O envolvimento dos profissionais da saúde e o cumprimento dos aspectos normativos são de fundamental importância para trabalhar com os casos de abuso sexual, porque envolve aspectos legais e psíquicos tanto da vítima, do(a) abusador(a), quanto da família envolvida, começando pela denúncia e complementando com tratamento terapêutico e outras ações que sejam necessárias (Furniss, 1993). Unindo-se estes conhecimentos às tecnologias diferenciadas e específicas dos profissionais responsáveis e atuantes no campo referente à atenção e à saúde, e interligando esta atuação a outras iniciativas, se produz a construção de redes de atenção aos adultos, às crianças e aos adolescentes submetidos à violência doméstica e sexual. Estas redes em questão devem atuar conjuntamente com o sistema de proteção de direitos de crianças e adolescentes, formando uma trama constituída em virtude de tal proteção (Brasil, 2006). Sendo assim, o objetivo deste estudo é conhecer as concepções de profissionais da saúde sobre como se dá a dinâmica do abuso sexual intrafamiliar, visando o planejamento futuro de intervenções para favorecer o trabalho dos profissionais que estão atuando diretamente com crianças vítimas de abuso sexual intrafamiliar, em virtude de aprimorar o atendimento oferecido às mesmas.

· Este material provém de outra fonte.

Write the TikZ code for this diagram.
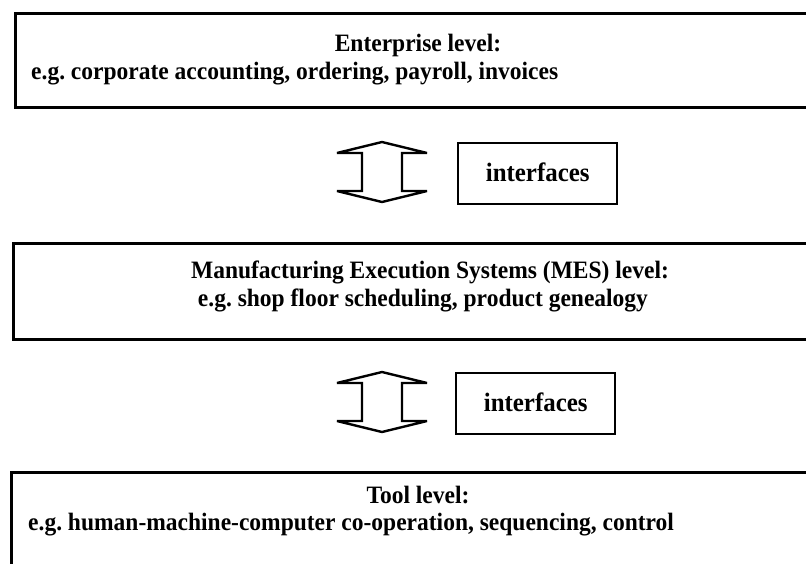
\documentclass[tikz,border=0pt]{standalone}
\usepackage{fontspec}
\setmainfont{Liberation Serif}
\newfontfamily\narrowserif[FakeStretch=0.94]{Liberation Serif}
\frenchspacing
\tikzset{
  levelbox/.style={draw, line width=3.2pt, rectangle, inner sep=0pt,
    anchor=north west, minimum width=820pt},
  ifbox/.style={draw, line width=2.4pt, rectangle, inner sep=0pt,
    anchor=north west, minimum width=159pt, minimum height=61pt},
  lbl/.style={inner sep=0pt, font=\narrowserif\fontsize{25}{28}\selectfont\bfseries},
  iflbl/.style={inner sep=0pt, anchor=base, font=\narrowserif\fontsize{26.5}{28}\selectfont\bfseries},
  updown/.pic={
    \draw[line width=2.4pt, line join=miter, miter limit=2]
      (0,-30) -- (45,-19) -- (20,-19) -- (20,19) -- (45,19) -- (0,30)
      -- (-45,19) -- (-20,19) -- (-20,-19) -- (-45,-19) -- cycle;
  }
}
\begin{document}
\begin{tikzpicture}[x=1pt, y=-1pt]
\useasboundingbox (0,0) rectangle (806,563);
\clip (0,0) rectangle (806,563);

% three levels
\node[levelbox, minimum height=94pt]  (ent)  at (14,12) {};
\node[levelbox, minimum height=96pt]  (mes)  at (12,242) {};
\node[levelbox, minimum height=130pt] (tool) at (10,471) {};

\node[lbl, anchor=base] (entT) at (418,51) {Enterprise level:};
\node[lbl, anchor=base west] (entE) at (31,79) {e.g. corporate accounting, ordering, payroll, invoices};

\node[lbl, anchor=base] (mesT) at (430,278) {Manufacturing Execution Systems (MES) level:};
\node[lbl, anchor=base] (mesE) at (423,306) {e.g. shop floor scheduling, product genealogy};

\node[lbl, anchor=base] (toolT) at (418,503) {Tool level:};
\node[lbl, anchor=base west] (toolE) at (28,530) {e.g. human-machine-computer co-operation, sequencing, control};

% interfaces between levels
\pic (arrA) at (382,172) {updown};
\node[ifbox] (ifA) at (457,142) {};
\node[iflbl] (ifAT) at (ifA.center |- 0,181) {interfaces};

\pic (arrB) at (382,402) {updown};
\node[ifbox] (ifB) at (455,372) {};
\node[iflbl] (ifBT) at (ifB.center |- 0,411) {interfaces};
\end{tikzpicture}
\end{document}
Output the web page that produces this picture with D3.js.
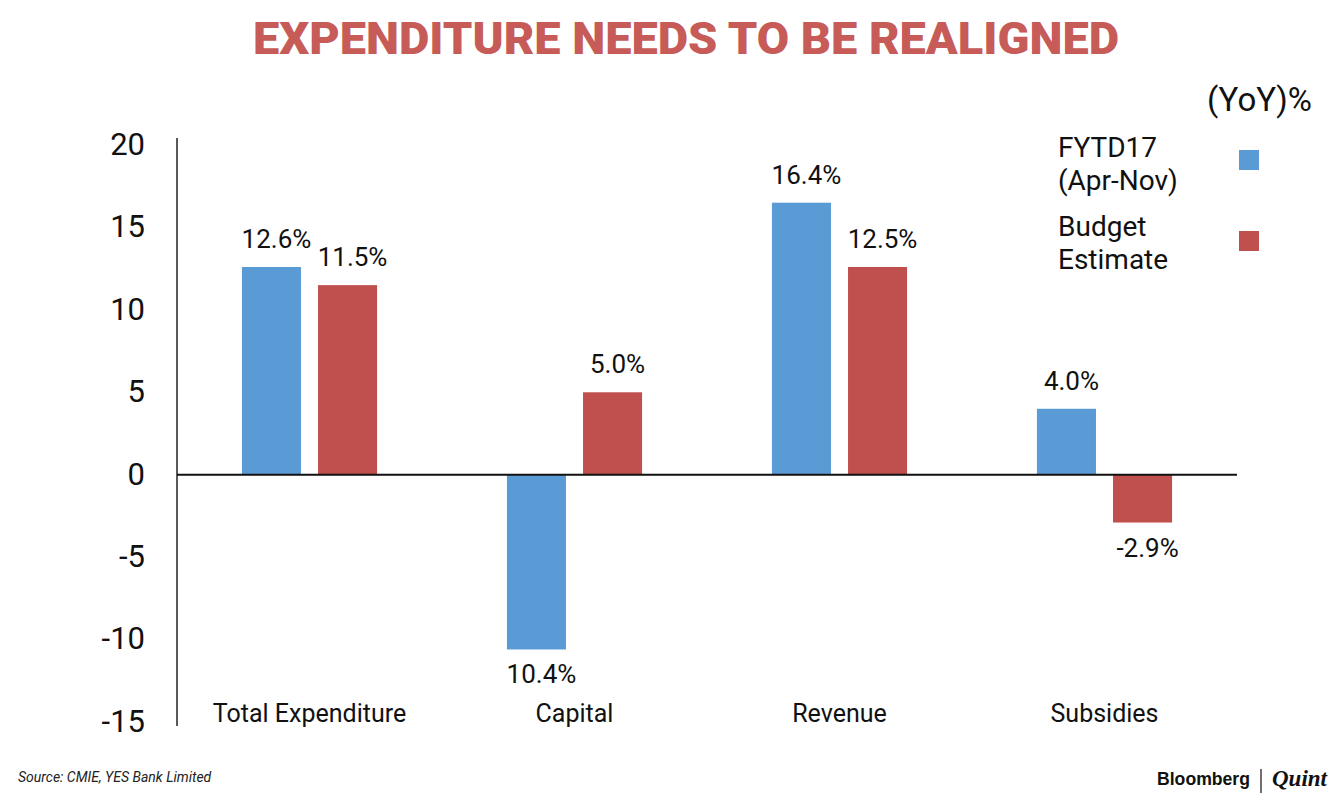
<!DOCTYPE html>
<html>
<head>
<meta charset="utf-8">
<script src="https://cdnjs.cloudflare.com/ajax/libs/d3/7.8.5/d3.min.js"></script>
<style>
  body { margin: 0; background: #fff; }
  svg { display: block; font-family: Roboto, "Noto Sans", sans-serif; }
</style>
</head>
<body>
<svg width="1340" height="800"></svg>
<script>
// chart data
var categories = ["Total Expenditure", "Capital", "Revenue", "Subsidies"];
var seriesNames = ["FYTD17 (Apr-Nov)", "Budget Estimate"];
var fytdValues = [12.6, -10.6, 16.5, 4.0];
var budgetValues = [11.5, 5.0, 12.6, -2.9];
var fytdLabels = ["12.6%", "10.4%", "16.4%", "4.0%"];
var budgetLabels = ["11.5%", "5.0%", "12.5%", "-2.9%"];
var yTicks = [20, 15, 10, 5, 0, -5, -10, -15];

var colors = ["#5b9bd5", "#c0504d"];

var svg = d3.select("svg");

// scales
var x0 = d3.scaleBand()
    .domain(categories)
    .range([177, 1237])
    .paddingInner(0.49)
    .paddingOuter(0.245);
var x1 = d3.scaleBand()
    .domain(seriesNames)
    .range([0, x0.bandwidth()])
    .paddingInner(0.224);
var y = d3.scaleLinear()
    .domain([-15, 20])
    .range([722, 145]);

// title
svg.append("text")
    .attr("x", 686).attr("y", 54)
    .attr("text-anchor", "middle")
    .attr("font-size", 45).attr("font-weight", 900)
    .attr("fill", "#c65b57")
    .attr("textLength", 866).attr("lengthAdjust", "spacingAndGlyphs")
    .text("EXPENDITURE NEEDS TO BE REALIGNED");

// y axis, drawn with d3 then restyled
var yAxis = svg.append("g")
    .attr("transform", "translate(177,0)")
    .call(d3.axisLeft(y).tickValues(yTicks).tickSize(0).tickPadding(32)
        .tickFormat(function (d) { return String(d); }));
yAxis.select(".domain").attr("stroke", "#222").attr("stroke-width", 1.5)
    .attr("d", "M0," + (y(20) - 7) + "V" + (y(-15) + 4));
yAxis.selectAll("text")
    .attr("font-family", "Roboto, sans-serif")
    .attr("font-size", 31).attr("fill", "#111")
    .attr("dy", "0.3em");

// bars
var rows = categories.map(function (c, i) {
    return {
        cat: c,
        vals: [
            { s: seriesNames[0], v: fytdValues[i], label: fytdLabels[i], k: 0 },
            { s: seriesNames[1], v: budgetValues[i], label: budgetLabels[i], k: 1 }
        ]
    };
});

var groups = svg.selectAll(".grp")
    .data(rows)
    .enter().append("g")
    .attr("class", "grp")
    .attr("transform", function (d) { return "translate(" + x0(d.cat) + ",0)"; });

groups.selectAll("rect")
    .data(function (d) { return d.vals; })
    .enter().append("rect")
    .attr("x", function (d) { return x1(d.s); })
    .attr("y", function (d) { return y(Math.max(0, d.v)); })
    .attr("width", x1.bandwidth())
    .attr("height", function (d) { return Math.abs(y(d.v) - y(0)); })
    .attr("fill", function (d) { return colors[d.k]; });

groups.selectAll(".val")
    .data(function (d) { return d.vals; })
    .enter().append("text")
    .attr("class", "val")
    .attr("x", function (d) { return x1(d.s) + x1.bandwidth() / 2 + 5; })
    .attr("y", function (d) { return d.v >= 0 ? y(d.v) - 19 : y(d.v) + 34; })
    .attr("text-anchor", "middle")
    .attr("font-size", 26).attr("fill", "#111")
    .text(function (d) { return d.label; });

// zero line
svg.append("line")
    .attr("x1", 177).attr("x2", 1237)
    .attr("y1", y(0)).attr("y2", y(0))
    .attr("stroke", "#111").attr("stroke-width", 2);

// category labels
svg.selectAll(".cat")
    .data(categories)
    .enter().append("text")
    .attr("class", "cat")
    .attr("x", function (d) { return x0(d) + x0.bandwidth() / 2; })
    .attr("y", 722)
    .attr("text-anchor", "middle")
    .attr("font-size", 25).attr("fill", "#111")
    .text(function (d) { return d; });

// legend
svg.append("text")
    .attr("x", 1312).attr("y", 111)
    .attr("text-anchor", "end")
    .attr("font-size", 33).attr("fill", "#111")
    .text("(YoY)%");

var legendLines = [["FYTD17", "(Apr-Nov)"], ["Budget", "Estimate"]];
var legend = svg.selectAll(".leg")
    .data(seriesNames)
    .enter().append("g")
    .attr("class", "leg")
    .attr("transform", function (d, i) { return "translate(0," + (i * 81) + ")"; });
legend.append("rect")
    .attr("x", 1239).attr("y", 150)
    .attr("width", 20).attr("height", 20)
    .attr("fill", function (d, i) { return colors[i]; });
legend.each(function (d, i) {
    var g = d3.select(this);
    legendLines[i].forEach(function (line, j) {
        g.append("text")
            .attr("x", 1058).attr("y", 157 + j * 33 - i * 2)
            .attr("font-size", 28).attr("fill", "#111")
            .text(line);
    });
});

// footer
svg.append("text")
    .attr("x", 18).attr("y", 782)
    .attr("font-size", 14).attr("font-style", "italic").attr("fill", "#222")
    .text("Source: CMIE, YES Bank Limited");

svg.append("text")
    .attr("x", 1250).attr("y", 785)
    .attr("text-anchor", "end")
    .attr("font-size", 18).attr("font-weight", 700)
    .attr("font-family", "Liberation Sans, Arial, sans-serif")
    .attr("fill", "#111")
    .attr("textLength", 93).attr("lengthAdjust", "spacingAndGlyphs")
    .text("Bloomberg");
svg.append("line")
    .attr("x1", 1261).attr("x2", 1261)
    .attr("y1", 769).attr("y2", 793)
    .attr("stroke", "#111").attr("stroke-width", 1.2);
svg.append("text")
    .attr("x", 1272).attr("y", 786)
    .attr("font-size", 24).attr("font-style", "italic").attr("font-weight", 700)
    .attr("font-family", "Liberation Serif, DejaVu Serif, serif")
    .attr("fill", "#111")
    .attr("textLength", 55).attr("lengthAdjust", "spacingAndGlyphs")
    .text("Quint");
</script>
</body>
</html>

Abuso sexual intrafamiliar
O abuso sexual intrafamiliar é equivalente ao incesto. Tem sua ocorrência dentro da própria família. A pessoa incestuosa sente atração pela criança, com quem possui algum grau de parentesco (Caminha & Flores, 1994). É característico nas famílias disfuncionais, havendo possibilidade de histórias de violência doméstica sofrida pelo abusador, pai e/ou mãe ou ainda cuidadores negligenciados por suas famílias de origem, bem como histórico de dependência química (Silva & Kein, 1999).